We visit the country at least twice a year and will do window shopping for property when we're there as we are considering buying something soon with view to moving over at some point in the future. The labour market isn't the only consideration. Many of these ghost estates have problems. Sometimes, the developers failed to properly plug the estate into the utilities and there are stories of people having to pay thousands to get plugged in (particularly to the eircomm phone system). Secondly, there are a number of horror stories about builders building on unsuitable ground or not filling or levelling properly. The second problem is defective building materials containing pyrite which swells and cracks. Finding the money for legal fees to take the developer to court is proving an absolute nightmare.

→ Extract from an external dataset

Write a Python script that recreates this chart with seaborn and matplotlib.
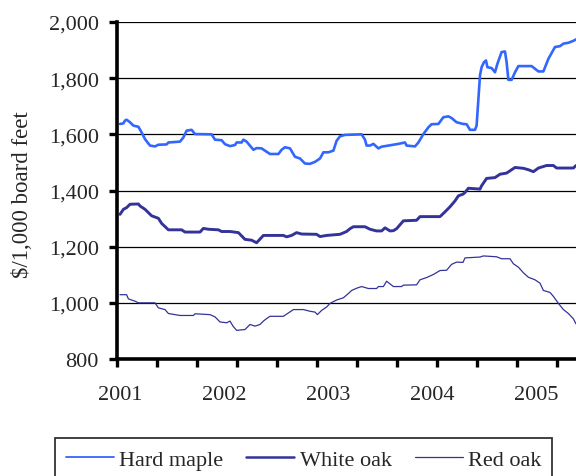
import matplotlib
matplotlib.use("Agg")
import matplotlib.pyplot as plt
from matplotlib.ticker import FuncFormatter, FixedLocator
import seaborn as sns
import pandas as pd

# Weekly hardwood lumber prices, $/1,000 board feet (week 0 = first week of 2001)
maple_weeks = [1.5, 3.2, 4, 4.8, 6.5, 8.2, 10.7, 12.3, 14, 16.5, 19, 20.7, 24.8, 25.7,
               31.5, 33.2, 34.8, 37.3, 39, 47.3, 49, 52.3, 54, 56.5, 59, 59.8, 62.3,
               63.2, 64.8, 68.2, 69.8, 72.3, 74.8, 76.5, 80.7, 82.3, 84, 86.5, 89, 91.5,
               94, 96.5, 99, 101.5, 103.2, 105.7, 108.2, 109.8, 111.5, 114, 122.3, 124,
               124.8, 126.5, 128.2, 130.7, 132.3, 135.7, 140.7, 144, 144.8, 149, 150.7,
               153.2, 155.7, 157.3, 160.7, 163.2, 165.7, 167.3, 169.8, 173, 174.8, 176.5,
               179, 179.8, 180.7, 181.5, 182.3, 183.5, 184.5, 185.2, 187.3, 189, 190.2,
               192.3, 194, 194.8, 195.7, 197.3, 199, 200.7, 207.3, 210.7, 213.2, 215.7,
               219, 221.5, 223.2, 225.7, 228.2, 229.5]
maple_price = [1637, 1639, 1649, 1652, 1643, 1631, 1627, 1607, 1583, 1560, 1557, 1563, 1564,
               1571, 1574, 1589, 1613, 1616, 1601, 1600, 1581, 1579, 1565, 1558, 1562, 1571,
               1571, 1581, 1574, 1545, 1551, 1550, 1538, 1530, 1530, 1545, 1554, 1550, 1520,
               1514, 1496, 1495, 1502, 1514, 1536, 1536, 1542, 1577, 1593, 1598, 1600, 1581,
               1560, 1560, 1566, 1550, 1556, 1560, 1566, 1571, 1560, 1557, 1571, 1601, 1625,
               1636, 1637, 1661, 1664, 1658, 1643, 1637, 1636, 1616, 1616, 1631, 1726, 1810,
               1839, 1857, 1863, 1839, 1836, 1821, 1851, 1893, 1895, 1857, 1794, 1794, 1821,
               1843, 1843, 1824, 1824, 1869, 1911, 1914, 1923, 1926, 1933, 1938]

white_weeks = [1.5, 3.2, 4.8, 6.5, 10.7, 11.5, 14, 17.3, 20.7, 22.3, 25.7, 32.3, 34, 41.5,
               43.2, 45.7, 50.7, 52.3, 56.5, 60.7, 64, 67.3, 69.8, 73.2, 83.2, 84.8, 87.3,
               89.8, 92.3, 99.8, 101.5, 104.8, 111.5, 114.8, 116.5, 118.2, 124, 126.5,
               129.8, 132.3, 134, 136.5, 138.2, 139.8, 143.2, 149.8, 151.5, 161.5, 164,
               166.5, 169, 170.7, 173, 174, 175.7, 181.5, 182.3, 184.8, 189, 191.5, 194.8,
               199, 203.2, 205.7, 208.2, 210.7, 214.8, 218.2, 219.8, 228.2, 229.5]
white_price = [1315, 1333, 1339, 1351, 1352, 1345, 1333, 1310, 1301, 1283, 1260, 1260, 1252,
               1252, 1265, 1262, 1260, 1254, 1254, 1250, 1226, 1223, 1214, 1240, 1240, 1235,
               1240, 1250, 1245, 1244, 1236, 1240, 1244, 1254, 1264, 1271, 1271, 1262, 1256,
               1256, 1267, 1256, 1257, 1264, 1292, 1294, 1307, 1307, 1324, 1342, 1363, 1381,
               1387, 1393, 1408, 1405, 1417, 1443, 1446, 1458, 1462, 1482, 1479, 1474, 1467,
               1480, 1489, 1489, 1480, 1480, 1489]

red_weeks = [1.5, 4.8, 5.7, 9, 10.7, 19, 20.7, 24, 25.7, 31.5, 38.2, 39, 46.5, 49, 51.5,
             54.8, 56.5, 58, 59.8, 64, 66.5, 69, 71.5, 73.2, 74.8, 76.5, 83.2, 85.7, 88.2,
             93.2, 96.5, 99, 100.2, 102.3, 104.8, 106.5, 109.8, 113.2, 115.5, 117.3, 119.8,
             122.3, 125.7, 129.8, 130.7, 133.2, 134.8, 138.2, 142.3, 143.2, 149.8, 151.5,
             154.8, 158.2, 161.5, 164.8, 167.3, 169.8, 173, 174, 181.5, 183.2, 189.8, 192.3,
             196.5, 198.2, 200.7, 203.2, 205.7, 209, 211.5, 213.2, 216.5, 218.2, 220.7,
             223.2, 225.7, 228.2, 229.5]
red_price = [1029, 1029, 1014, 1006, 1000, 1000, 982, 976, 962, 955, 955, 961, 958, 950, 932,
             929, 935, 917, 902, 905, 923, 917, 923, 935, 944, 952, 952, 964, 976, 976, 970,
             967, 958, 973, 985, 998, 1010, 1018, 1032, 1044, 1052, 1058, 1051, 1051, 1058,
             1058, 1077, 1058, 1058, 1063, 1064, 1082, 1090, 1101, 1115, 1116, 1137, 1145,
             1144, 1160, 1163, 1167, 1164, 1157, 1157, 1139, 1127, 1107, 1091, 1082, 1070,
             1044, 1037, 1023, 998, 976, 962, 943, 925]

year_labels = ["2001", "2002", "2003", "2004", "2005"]
year_weeks = [1.5, 53.5, 105.5, 157.5, 209.5]
minor_week_ticks = [0, 20, 40, 60, 80, 100, 120, 140, 160, 180, 200, 220]
price_ticks = [800, 1000, 1200, 1400, 1600, 1800, 2000]

series = [
    ("Hard maple", maple_weeks, maple_price, "#3366ff", 1.9),
    ("White oak", white_weeks, white_price, "#333399", 2.1),
    ("Red oak", red_weeks, red_price, "#333399", 0.9),
]

sns.set_style("white")
plt.rcParams["font.family"] = ["Liberation Serif", "DejaVu Serif"]

fig = plt.figure(figsize=(5.76, 4.77), dpi=100)
ax = fig.add_axes([117 / 576, 1 - 360 / 477, 459 / 576, 337 / 477])

for name, wk, val, color, lw in series:
    df = pd.DataFrame({"week": wk, "price": val})
    sns.lineplot(data=df, x="week", y="price", ax=ax, color=color, linewidth=lw,
                 label=name, estimator=None)

ax.set_xlim(0, 229.5)
ax.set_ylim(800, 2000)

# horizontal gridlines
ax.yaxis.set_major_locator(FixedLocator(price_ticks))
ax.yaxis.set_major_formatter(FuncFormatter(lambda v, p: f"{int(v):,}"))
ax.grid(axis="y", color="black", linewidth=0.9)
ax.set_axisbelow(True)

# short x ticks without labels, year labels on zero-length minor ticks
ax.xaxis.set_major_locator(FixedLocator(minor_week_ticks))
ax.xaxis.set_minor_locator(FixedLocator(year_weeks))
ax.set_xticklabels([""] * len(minor_week_ticks))
ax.set_xticklabels(year_labels, minor=True)
ax.tick_params(axis="x", which="major", direction="out", length=6, width=2.4,
               color="black", bottom=True)
ax.tick_params(axis="x", which="minor", length=0, pad=19, labelsize=16)
ax.tick_params(axis="y", direction="out", length=6, width=2.4, color="black",
               left=True, pad=7, labelsize=16)

for side in ("top", "right"):
    ax.spines[side].set_visible(False)
for side in ("left", "bottom"):
    ax.spines[side].set_linewidth(2.6)
    ax.spines[side].set_color("black")

ax.set_xlabel("")
ax.set_ylabel("$/1,000 board feet", fontsize=16.5)
ax.yaxis.set_label_coords(-0.183, 0.49)

leg = ax.legend(loc="upper left", bbox_to_anchor=(55 / 576, 1 - 439 / 477),
                bbox_transform=fig.transFigure, ncol=3, frameon=True, fancybox=False,
                fontsize=16, handlelength=2.16, handletextpad=0.23, columnspacing=1.04,
                borderpad=0.5, borderaxespad=0)
leg.get_frame().set_edgecolor("black")
leg.get_frame().set_linewidth(1.3)
for line in leg.get_lines():
    line.set_linewidth(1.3)
leg.get_lines()[1].set_linewidth(1.8)
leg.get_lines()[2].set_linewidth(0.9)

fig.savefig("out.png", dpi=100)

All that said... in perspective, this is a minority of new developments. The great thing is that the knock down sale of new properties is winding down the prices of second hand homes. We think prices still have a lot further to unwind and are when the time is right we can buy thanks to Mr TS having always had his savings and a small inheritance in an Irish account and therefore not dented by the Sterling crash.

We're seeing decent houses for a good price but not really when you consider the area. We're waiting for some of these prices you're seeing in Leitrim or Longford to be found in the nicer Galway commuter towns like Athenry. To be honest, they're not too far off with a nice four bedroom home in Athenry having an asking price of eu180K

Saturday, May 1, 2010 09:29PM Report Comment
 

20. mark wadsworth said...

tenant super, do keep us updated. I've got ginger hair and can pass myself off as Irish if needs be.